DO you suffer from bingo wings, crepey flesh and poor muscle tone in your arms?

There’s no need to spend hours pumping iron in some expensive gym under the gimlet eye of some martinet who was thrown out of the Gestapo for cruelty.

All that is required is to take the car on a leisurely drive from Lairg up to Durness in the far north west of Scotland. You have no choice in the matter of the drive being leisurely - for while the journey is entirely on A roads, the road is a single track thoroughfare, with passing places, throughout its length of something like 150 miles.

And that means that the entire journey is spent dawdling along at little more than walking pace, zig-zagging in and out of passing places to allow traffic coming towards you to proceed in an orderly manner.

And every time you let someone through, they wave in a most grateful manner, and you wave back in graceful acknowledgement with a serene nod.

By the end of the day, your arms ache intolerably and feel as though they have been involved in a never-ending arm-waving accompanying Sweet Caroline. It’s a tremendous workout, and the soaring peaks, tumbling waterfalls and glittering lochs and lochans are infinitely preferable to the steamy walls of a gym.

Holiday rivers are not usually known for their courtesy, but good manners are compulsory on these twisting roads, which often have grass growing up the middle, and are populated by suicidal sheep and the occasional red deer.

Waves can be anything from a regal circle as practised by the Queen, to a military salute or the merest twitch of the driver’s little finger on what can be something of a white knuckle ride.

It can be something akin to the Great Britain team pursuit tactics, as three or four cars often travel together, bonnet to bumper, weaving in and out of passing places in perfect union, all members of the quartet waving to every driver coming in the opposite direction.

You sometimes see a tourist bus or a wagon coming thundering towards you on a road which would barely accommodate a lone cyclist, but co-operation is the name of the game, and everybody squeezes through with minimal inconvenience,

People who don’t wave are treated with undisguised sneers of contempt, as are those dunderheads to whom passing places are an alien concept, to be treated as handy little lay-bays in which to get out the deck chairs and folding table, before pulling out the flask and starting to open Tupperware containers filled with cucumber sandwiches and boiled eggs oblivious to the chaos they have caused.

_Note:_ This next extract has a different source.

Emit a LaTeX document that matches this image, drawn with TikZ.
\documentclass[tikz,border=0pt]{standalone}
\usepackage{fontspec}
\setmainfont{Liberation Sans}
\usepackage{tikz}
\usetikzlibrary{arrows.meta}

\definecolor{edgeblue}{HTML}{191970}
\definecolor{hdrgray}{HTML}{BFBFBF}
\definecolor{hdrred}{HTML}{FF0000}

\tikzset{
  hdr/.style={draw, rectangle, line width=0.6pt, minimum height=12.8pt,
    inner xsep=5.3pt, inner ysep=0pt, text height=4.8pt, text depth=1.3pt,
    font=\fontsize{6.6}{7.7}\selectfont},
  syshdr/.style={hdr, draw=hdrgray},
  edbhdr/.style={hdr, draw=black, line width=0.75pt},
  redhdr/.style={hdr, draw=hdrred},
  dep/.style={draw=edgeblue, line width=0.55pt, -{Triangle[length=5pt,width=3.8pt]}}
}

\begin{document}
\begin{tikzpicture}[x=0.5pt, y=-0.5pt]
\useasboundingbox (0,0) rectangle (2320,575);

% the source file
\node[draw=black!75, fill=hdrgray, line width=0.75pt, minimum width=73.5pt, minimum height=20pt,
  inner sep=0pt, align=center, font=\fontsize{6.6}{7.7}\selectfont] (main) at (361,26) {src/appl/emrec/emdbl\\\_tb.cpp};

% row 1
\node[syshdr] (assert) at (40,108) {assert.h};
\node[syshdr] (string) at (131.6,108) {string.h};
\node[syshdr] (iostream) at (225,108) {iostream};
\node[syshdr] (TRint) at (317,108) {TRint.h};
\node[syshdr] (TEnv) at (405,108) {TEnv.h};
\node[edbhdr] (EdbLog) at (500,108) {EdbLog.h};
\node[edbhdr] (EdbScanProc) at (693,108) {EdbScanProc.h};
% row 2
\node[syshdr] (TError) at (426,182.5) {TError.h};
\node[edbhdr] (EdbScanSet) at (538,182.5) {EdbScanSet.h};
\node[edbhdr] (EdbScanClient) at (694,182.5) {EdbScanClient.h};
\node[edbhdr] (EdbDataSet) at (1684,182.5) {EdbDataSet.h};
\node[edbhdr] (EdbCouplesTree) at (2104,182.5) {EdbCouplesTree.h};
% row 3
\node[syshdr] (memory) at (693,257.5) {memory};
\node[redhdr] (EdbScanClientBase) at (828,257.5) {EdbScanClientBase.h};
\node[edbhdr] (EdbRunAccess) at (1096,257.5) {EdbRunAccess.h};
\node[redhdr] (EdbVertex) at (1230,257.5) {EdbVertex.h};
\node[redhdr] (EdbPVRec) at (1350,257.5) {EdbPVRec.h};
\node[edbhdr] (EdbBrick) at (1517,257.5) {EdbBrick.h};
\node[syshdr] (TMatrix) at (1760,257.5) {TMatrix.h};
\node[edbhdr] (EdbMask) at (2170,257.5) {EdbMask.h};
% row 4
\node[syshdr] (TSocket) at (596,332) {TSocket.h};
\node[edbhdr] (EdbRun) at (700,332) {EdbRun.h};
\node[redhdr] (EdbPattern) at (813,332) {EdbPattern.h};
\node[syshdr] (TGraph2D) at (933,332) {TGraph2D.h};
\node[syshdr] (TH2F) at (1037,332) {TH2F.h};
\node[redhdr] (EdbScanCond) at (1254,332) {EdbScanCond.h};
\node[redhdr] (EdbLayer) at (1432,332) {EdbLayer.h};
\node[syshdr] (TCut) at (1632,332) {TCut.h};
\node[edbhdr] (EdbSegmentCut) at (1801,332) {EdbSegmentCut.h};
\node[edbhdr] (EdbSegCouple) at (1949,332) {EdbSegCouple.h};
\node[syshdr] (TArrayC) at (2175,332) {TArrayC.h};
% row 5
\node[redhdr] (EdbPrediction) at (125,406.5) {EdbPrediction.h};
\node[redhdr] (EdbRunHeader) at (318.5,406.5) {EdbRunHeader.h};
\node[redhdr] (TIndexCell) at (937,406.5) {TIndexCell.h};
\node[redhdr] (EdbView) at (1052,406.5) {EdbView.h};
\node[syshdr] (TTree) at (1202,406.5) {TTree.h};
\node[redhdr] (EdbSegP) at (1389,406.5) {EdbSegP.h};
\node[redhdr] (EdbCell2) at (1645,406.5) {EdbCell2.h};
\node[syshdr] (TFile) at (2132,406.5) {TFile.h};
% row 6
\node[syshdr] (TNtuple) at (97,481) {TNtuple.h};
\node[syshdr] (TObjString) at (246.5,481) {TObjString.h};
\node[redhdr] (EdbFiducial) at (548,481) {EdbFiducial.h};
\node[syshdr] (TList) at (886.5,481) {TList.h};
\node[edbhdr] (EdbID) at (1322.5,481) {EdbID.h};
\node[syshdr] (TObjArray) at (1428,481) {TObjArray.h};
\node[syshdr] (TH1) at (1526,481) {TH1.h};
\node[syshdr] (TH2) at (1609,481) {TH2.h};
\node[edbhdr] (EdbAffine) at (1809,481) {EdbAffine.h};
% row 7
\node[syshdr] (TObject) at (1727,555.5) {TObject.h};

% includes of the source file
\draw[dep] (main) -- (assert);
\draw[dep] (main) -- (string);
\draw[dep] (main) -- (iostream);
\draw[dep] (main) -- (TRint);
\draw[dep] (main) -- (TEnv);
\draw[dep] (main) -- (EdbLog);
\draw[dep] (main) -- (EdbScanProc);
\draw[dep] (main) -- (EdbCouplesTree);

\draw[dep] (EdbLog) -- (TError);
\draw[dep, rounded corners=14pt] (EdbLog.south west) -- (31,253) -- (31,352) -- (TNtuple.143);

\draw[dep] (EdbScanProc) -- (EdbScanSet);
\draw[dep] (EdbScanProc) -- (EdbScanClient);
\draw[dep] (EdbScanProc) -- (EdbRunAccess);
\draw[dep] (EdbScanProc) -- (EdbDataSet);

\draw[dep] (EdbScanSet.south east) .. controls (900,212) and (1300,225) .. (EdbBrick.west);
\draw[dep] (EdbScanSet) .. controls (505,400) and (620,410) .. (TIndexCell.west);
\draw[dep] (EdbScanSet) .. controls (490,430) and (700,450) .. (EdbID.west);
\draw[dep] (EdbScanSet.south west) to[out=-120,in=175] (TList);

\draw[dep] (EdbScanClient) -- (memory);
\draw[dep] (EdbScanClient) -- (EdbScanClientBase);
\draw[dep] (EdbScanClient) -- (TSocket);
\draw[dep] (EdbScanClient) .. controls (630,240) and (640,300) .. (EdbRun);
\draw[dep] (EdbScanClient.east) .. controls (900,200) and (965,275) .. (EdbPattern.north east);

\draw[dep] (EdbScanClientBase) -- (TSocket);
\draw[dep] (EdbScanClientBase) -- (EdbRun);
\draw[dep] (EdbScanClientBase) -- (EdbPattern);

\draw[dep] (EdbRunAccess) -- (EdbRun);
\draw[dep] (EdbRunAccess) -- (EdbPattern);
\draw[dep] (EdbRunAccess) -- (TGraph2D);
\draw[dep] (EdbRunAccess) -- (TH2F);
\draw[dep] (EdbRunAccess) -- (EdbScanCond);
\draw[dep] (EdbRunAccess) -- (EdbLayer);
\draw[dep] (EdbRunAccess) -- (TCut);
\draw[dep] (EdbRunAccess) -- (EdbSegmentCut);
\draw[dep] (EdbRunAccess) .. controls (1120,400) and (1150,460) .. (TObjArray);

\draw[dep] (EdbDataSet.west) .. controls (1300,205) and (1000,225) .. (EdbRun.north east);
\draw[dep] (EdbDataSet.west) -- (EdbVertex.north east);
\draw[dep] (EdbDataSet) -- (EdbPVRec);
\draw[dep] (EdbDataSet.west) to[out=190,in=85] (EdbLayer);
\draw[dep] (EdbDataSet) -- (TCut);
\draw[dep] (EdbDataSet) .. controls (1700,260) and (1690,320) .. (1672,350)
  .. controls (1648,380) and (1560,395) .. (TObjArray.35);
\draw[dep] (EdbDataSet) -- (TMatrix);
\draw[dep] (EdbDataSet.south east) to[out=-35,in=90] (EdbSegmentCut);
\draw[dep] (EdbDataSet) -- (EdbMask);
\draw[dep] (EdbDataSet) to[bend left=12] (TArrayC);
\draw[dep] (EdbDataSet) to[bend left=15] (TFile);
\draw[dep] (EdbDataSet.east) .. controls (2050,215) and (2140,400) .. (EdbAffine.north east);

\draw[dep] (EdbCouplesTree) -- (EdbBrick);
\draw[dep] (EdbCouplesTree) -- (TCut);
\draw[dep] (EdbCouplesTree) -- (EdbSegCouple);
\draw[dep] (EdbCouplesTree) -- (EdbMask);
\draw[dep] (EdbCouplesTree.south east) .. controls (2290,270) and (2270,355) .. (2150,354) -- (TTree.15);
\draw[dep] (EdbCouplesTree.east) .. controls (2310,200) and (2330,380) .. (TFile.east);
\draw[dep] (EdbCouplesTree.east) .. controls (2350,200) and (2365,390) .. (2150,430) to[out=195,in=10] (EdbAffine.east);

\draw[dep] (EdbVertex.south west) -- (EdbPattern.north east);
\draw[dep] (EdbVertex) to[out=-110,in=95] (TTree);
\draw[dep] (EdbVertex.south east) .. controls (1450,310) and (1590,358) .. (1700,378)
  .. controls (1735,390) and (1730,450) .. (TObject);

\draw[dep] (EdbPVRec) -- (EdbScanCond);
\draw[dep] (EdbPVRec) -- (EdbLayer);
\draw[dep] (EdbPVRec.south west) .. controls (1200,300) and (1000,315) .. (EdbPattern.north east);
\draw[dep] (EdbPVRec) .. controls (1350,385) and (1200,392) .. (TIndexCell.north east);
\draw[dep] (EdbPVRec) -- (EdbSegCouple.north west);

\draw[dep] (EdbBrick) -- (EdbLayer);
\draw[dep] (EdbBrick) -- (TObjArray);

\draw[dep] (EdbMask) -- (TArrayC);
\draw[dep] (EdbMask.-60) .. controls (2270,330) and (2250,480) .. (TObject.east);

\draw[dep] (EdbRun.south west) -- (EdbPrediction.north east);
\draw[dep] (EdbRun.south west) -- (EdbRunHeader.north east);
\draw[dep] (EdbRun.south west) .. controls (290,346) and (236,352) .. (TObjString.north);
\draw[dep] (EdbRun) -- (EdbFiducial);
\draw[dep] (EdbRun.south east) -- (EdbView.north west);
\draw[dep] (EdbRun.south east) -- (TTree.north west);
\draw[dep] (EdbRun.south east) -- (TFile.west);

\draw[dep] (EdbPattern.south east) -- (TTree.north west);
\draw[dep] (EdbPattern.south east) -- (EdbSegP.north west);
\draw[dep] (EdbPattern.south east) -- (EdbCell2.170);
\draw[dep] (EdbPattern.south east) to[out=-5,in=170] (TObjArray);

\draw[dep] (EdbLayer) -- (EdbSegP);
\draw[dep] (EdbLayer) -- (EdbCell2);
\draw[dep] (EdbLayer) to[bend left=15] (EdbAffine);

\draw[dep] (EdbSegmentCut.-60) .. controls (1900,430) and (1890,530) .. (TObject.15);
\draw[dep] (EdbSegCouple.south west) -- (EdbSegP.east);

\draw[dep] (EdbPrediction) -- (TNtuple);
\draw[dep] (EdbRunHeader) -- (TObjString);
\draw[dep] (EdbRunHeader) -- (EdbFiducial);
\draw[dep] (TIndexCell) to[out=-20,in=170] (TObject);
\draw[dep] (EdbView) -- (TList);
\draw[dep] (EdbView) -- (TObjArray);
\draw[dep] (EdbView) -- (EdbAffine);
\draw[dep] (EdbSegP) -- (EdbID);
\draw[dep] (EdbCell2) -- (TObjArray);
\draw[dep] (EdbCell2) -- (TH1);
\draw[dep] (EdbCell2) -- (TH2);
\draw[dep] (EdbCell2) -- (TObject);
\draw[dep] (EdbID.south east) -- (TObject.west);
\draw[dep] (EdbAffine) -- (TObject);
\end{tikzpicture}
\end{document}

The biggest testers of patience are those towing caravans, whose purpose in life seems to be to cause as much disruption as possible. The road is littered with signs urging the amblers to pull into passing places to allow overtaking, and the rule is generally impeccably observed - except for caravanners, who arrogantly ignore the tailback they have caused, and refuse to let anyone past their tin tent.

While getting there can be fraught, the journey to Durness is well worthwhile, as this Northern outpost is littered with pristine beaches of Caribbean splendour.

Once you have sated yourself on sand and surf, at least you don’t have to retrace your steps to get back to base - there’s an alternative route south. Alas it’s also single track and your waving arm will once again be given a thorough workout as you pass through Altnaharra, the little village where Britain’s lowest ever temperature of -27.2C was recorded a decade ago.

And once back on roads without passing places, you would be foolish to return home without a visit to the magnificent Dunrobin Castle on the east coast. The castle itself is worth a look but what makes it special to those not of nervous disposition is the museum tucked away in the ornate gardens.

It is dedicated to the big game hunting exploits of the Dukes and Earls of Sutherland, whose thundering guns would surely seen them locked up forever today. They must have employed an entire army of taxidermists to stuff and mount every creature that fell under the hail of aristocratic bullets, from buffalo, crocodile and elephant to the tiniest birds and antelope smaller than a rabbit.

The heads of hundreds of creatures stare glassily from the walls, and it is certainly the only place I have seen the mounted head and neck of a giraffe on display!